🔎 Just a month ago, I shared a study proving that we had gotten biochar durability studies all wrong in the past. Now, a Stanford University study by Alexandra Ringsby and Kate Maher published in Environmental Research Letters makes many of the same points.
They analysed 83 biochars from 17 publications and found:
🧪 Over-Reliance on the H/C Ratio: this single parameter test for biochar durability - very common in both standards and academia - does not capture the complexity of production and application of biochar. It can therefore lead to false conclusions.
🔬 Lab-Based Models Don’t Match Real-World Performance: experiments often last only 1-2 years to then extrapolate durability curves for hundreds or thousands of years. This leads to significant mistakes and underestimations of biochar’s durability.
🧐 My take - as a very interested non-scientist: the evidence seems to be mounting from across the Atlantic that two-pool incubation experiments are simply not a good way to assess biochar durability, hugely undervaluing permanence. Yet there are still several standards in the voluntary carbon market (and the IPCC…) using these as their foundation.

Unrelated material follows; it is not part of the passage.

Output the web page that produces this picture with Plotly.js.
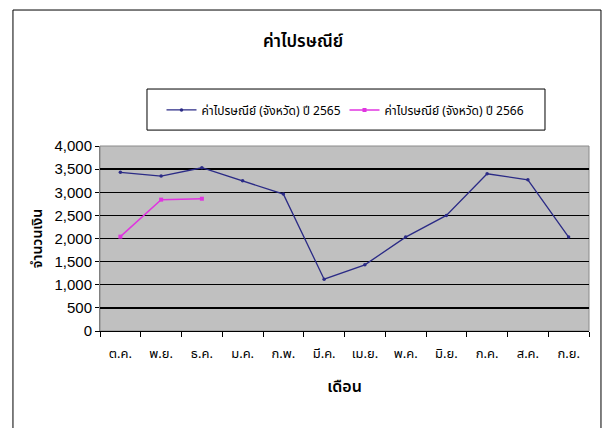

🛡️ Thankfully, standards such as Isometric, Riverse, and even the EU’s Carbon Removal and Carbon Farming Regulation are moving in the right direction, and at least offering a different, separate crediting pathway based on reflectance rate and inertinite testing, which is clearly the future for biochar durability.
❓ What is your take? What do we need to finally move the sector as a whole in the right direction?